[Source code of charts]
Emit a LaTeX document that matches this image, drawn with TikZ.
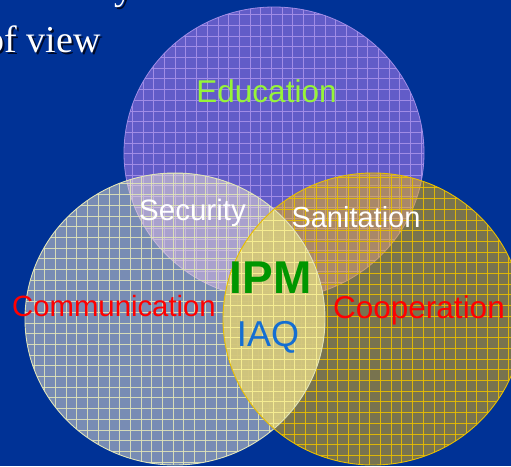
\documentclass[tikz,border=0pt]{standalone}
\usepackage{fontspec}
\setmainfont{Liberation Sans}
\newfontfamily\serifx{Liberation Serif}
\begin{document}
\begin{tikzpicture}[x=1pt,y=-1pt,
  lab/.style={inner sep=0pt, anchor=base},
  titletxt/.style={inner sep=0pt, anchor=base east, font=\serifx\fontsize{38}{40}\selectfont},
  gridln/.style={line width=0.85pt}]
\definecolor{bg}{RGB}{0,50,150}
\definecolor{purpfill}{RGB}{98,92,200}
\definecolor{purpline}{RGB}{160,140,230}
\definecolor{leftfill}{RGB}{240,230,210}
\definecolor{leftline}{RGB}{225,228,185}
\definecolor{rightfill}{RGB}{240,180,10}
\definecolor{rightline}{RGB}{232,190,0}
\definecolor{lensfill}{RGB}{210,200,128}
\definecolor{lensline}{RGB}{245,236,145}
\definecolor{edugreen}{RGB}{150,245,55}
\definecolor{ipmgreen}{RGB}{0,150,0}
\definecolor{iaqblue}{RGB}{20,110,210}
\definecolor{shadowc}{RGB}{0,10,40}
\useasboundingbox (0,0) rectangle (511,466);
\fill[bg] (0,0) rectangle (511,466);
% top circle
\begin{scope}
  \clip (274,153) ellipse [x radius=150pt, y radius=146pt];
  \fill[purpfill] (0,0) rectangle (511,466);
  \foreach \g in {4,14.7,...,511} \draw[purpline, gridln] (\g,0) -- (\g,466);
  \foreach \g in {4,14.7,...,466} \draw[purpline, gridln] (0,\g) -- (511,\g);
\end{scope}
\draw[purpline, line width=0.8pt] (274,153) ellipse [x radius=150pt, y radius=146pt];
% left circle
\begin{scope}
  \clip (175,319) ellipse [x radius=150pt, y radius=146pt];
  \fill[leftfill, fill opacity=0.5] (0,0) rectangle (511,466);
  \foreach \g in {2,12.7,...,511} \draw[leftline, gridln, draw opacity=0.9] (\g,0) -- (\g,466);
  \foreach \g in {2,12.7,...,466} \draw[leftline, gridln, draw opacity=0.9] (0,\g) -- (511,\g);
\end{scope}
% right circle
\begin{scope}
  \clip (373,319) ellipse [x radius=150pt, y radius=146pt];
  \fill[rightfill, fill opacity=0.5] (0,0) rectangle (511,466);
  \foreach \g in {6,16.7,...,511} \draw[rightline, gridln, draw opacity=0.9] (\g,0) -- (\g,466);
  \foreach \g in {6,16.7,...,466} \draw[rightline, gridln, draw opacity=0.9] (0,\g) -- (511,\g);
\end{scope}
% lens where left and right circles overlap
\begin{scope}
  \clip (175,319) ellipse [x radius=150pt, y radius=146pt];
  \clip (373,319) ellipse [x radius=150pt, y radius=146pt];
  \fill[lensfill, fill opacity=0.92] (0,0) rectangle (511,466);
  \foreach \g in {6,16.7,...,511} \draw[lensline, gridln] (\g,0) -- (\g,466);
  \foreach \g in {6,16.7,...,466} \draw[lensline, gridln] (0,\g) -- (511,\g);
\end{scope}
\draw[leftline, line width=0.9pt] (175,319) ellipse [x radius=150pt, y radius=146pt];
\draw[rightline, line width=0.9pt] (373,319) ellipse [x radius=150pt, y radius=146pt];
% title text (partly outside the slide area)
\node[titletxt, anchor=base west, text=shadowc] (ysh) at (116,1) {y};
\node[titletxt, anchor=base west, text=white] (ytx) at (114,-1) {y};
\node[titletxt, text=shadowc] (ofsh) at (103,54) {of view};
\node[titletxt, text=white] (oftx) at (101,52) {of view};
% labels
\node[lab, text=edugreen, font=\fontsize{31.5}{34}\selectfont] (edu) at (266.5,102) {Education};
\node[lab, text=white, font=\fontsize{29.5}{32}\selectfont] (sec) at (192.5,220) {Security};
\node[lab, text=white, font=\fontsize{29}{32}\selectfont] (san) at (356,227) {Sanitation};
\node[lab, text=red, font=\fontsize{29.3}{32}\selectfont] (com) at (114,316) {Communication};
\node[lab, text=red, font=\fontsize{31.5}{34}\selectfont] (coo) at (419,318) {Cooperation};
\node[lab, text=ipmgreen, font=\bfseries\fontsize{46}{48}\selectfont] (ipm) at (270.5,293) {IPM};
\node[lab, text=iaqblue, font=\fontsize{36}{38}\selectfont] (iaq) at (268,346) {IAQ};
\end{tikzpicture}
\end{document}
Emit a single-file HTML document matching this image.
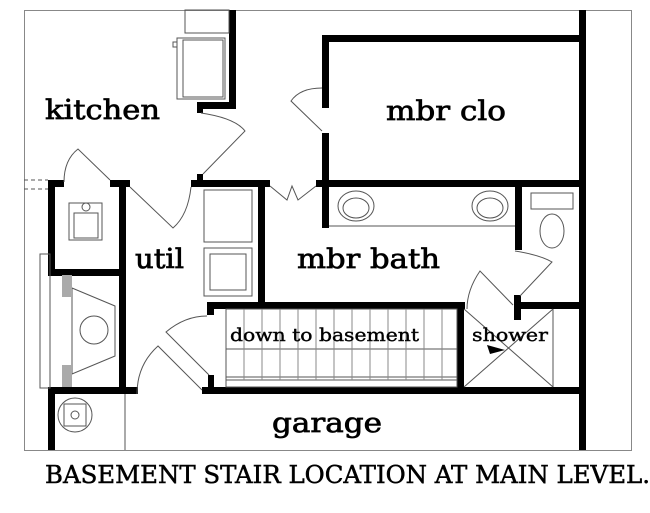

_Set task_:
Set down every entry word for word, but omit the pictures.

_Exercise response_:
Emit a LaTeX document that matches this image, drawn with TikZ.
\documentclass[tikz,border=0pt]{standalone}
\usepackage{fontspec}
\setmainfont{Liberation Sans}
\newfontfamily\serifx{Liberation Serif}
\begin{document}
\begin{tikzpicture}[x=1pt,y=-1pt,
  lab/.style={inner sep=0pt, anchor=base},
  titletxt/.style={inner sep=0pt, anchor=base east, font=\serifx\fontsize{38}{40}\selectfont},
  gridln/.style={line width=0.85pt}]
\definecolor{bg}{RGB}{0,50,150}
\definecolor{purpfill}{RGB}{98,92,200}
\definecolor{purpline}{RGB}{160,140,230}
\definecolor{leftfill}{RGB}{240,230,210}
\definecolor{leftline}{RGB}{225,228,185}
\definecolor{rightfill}{RGB}{240,180,10}
\definecolor{rightline}{RGB}{232,190,0}
\definecolor{lensfill}{RGB}{210,200,128}
\definecolor{lensline}{RGB}{245,236,145}
\definecolor{edugreen}{RGB}{150,245,55}
\definecolor{ipmgreen}{RGB}{0,150,0}
\definecolor{iaqblue}{RGB}{20,110,210}
\definecolor{shadowc}{RGB}{0,10,40}
\useasboundingbox (0,0) rectangle (511,466);
\fill[bg] (0,0) rectangle (511,466);
% top circle
\begin{scope}
  \clip (274,153) ellipse [x radius=150pt, y radius=146pt];
  \fill[purpfill] (0,0) rectangle (511,466);
  \foreach \g in {4,14.7,...,511} \draw[purpline, gridln] (\g,0) -- (\g,466);
  \foreach \g in {4,14.7,...,466} \draw[purpline, gridln] (0,\g) -- (511,\g);
\end{scope}
\draw[purpline, line width=0.8pt] (274,153) ellipse [x radius=150pt, y radius=146pt];
% left circle
\begin{scope}
  \clip (175,319) ellipse [x radius=150pt, y radius=146pt];
  \fill[leftfill, fill opacity=0.5] (0,0) rectangle (511,466);
  \foreach \g in {2,12.7,...,511} \draw[leftline, gridln, draw opacity=0.9] (\g,0) -- (\g,466);
  \foreach \g in {2,12.7,...,466} \draw[leftline, gridln, draw opacity=0.9] (0,\g) -- (511,\g);
\end{scope}
% right circle
\begin{scope}
  \clip (373,319) ellipse [x radius=150pt, y radius=146pt];
  \fill[rightfill, fill opacity=0.5] (0,0) rectangle (511,466);
  \foreach \g in {6,16.7,...,511} \draw[rightline, gridln, draw opacity=0.9] (\g,0) -- (\g,466);
  \foreach \g in {6,16.7,...,466} \draw[rightline, gridln, draw opacity=0.9] (0,\g) -- (511,\g);
\end{scope}
% lens where left and right circles overlap
\begin{scope}
  \clip (175,319) ellipse [x radius=150pt, y radius=146pt];
  \clip (373,319) ellipse [x radius=150pt, y radius=146pt];
  \fill[lensfill, fill opacity=0.92] (0,0) rectangle (511,466);
  \foreach \g in {6,16.7,...,511} \draw[lensline, gridln] (\g,0) -- (\g,466);
  \foreach \g in {6,16.7,...,466} \draw[lensline, gridln] (0,\g) -- (511,\g);
\end{scope}
\draw[leftline, line width=0.9pt] (175,319) ellipse [x radius=150pt, y radius=146pt];
\draw[rightline, line width=0.9pt] (373,319) ellipse [x radius=150pt, y radius=146pt];
% title text (partly outside the slide area)
\node[titletxt, anchor=base west, text=shadowc] (ysh) at (116,1) {y};
\node[titletxt, anchor=base west, text=white] (ytx) at (114,-1) {y};
\node[titletxt, text=shadowc] (ofsh) at (103,54) {of view};
\node[titletxt, text=white] (oftx) at (101,52) {of view};
% labels
\node[lab, text=edugreen, font=\fontsize{31.5}{34}\selectfont] (edu) at (266.5,102) {Education};
\node[lab, text=white, font=\fontsize{29.5}{32}\selectfont] (sec) at (192.5,220) {Security};
\node[lab, text=white, font=\fontsize{29}{32}\selectfont] (san) at (356,227) {Sanitation};
\node[lab, text=red, font=\fontsize{29.3}{32}\selectfont] (com) at (114,316) {Communication};
\node[lab, text=red, font=\fontsize{31.5}{34}\selectfont] (coo) at (419,318) {Cooperation};
\node[lab, text=ipmgreen, font=\bfseries\fontsize{46}{48}\selectfont] (ipm) at (270.5,293) {IPM};
\node[lab, text=iaqblue, font=\fontsize{36}{38}\selectfont] (iaq) at (268,346) {IAQ};
\end{tikzpicture}
\end{document}
Emit a single-file HTML document matching this image.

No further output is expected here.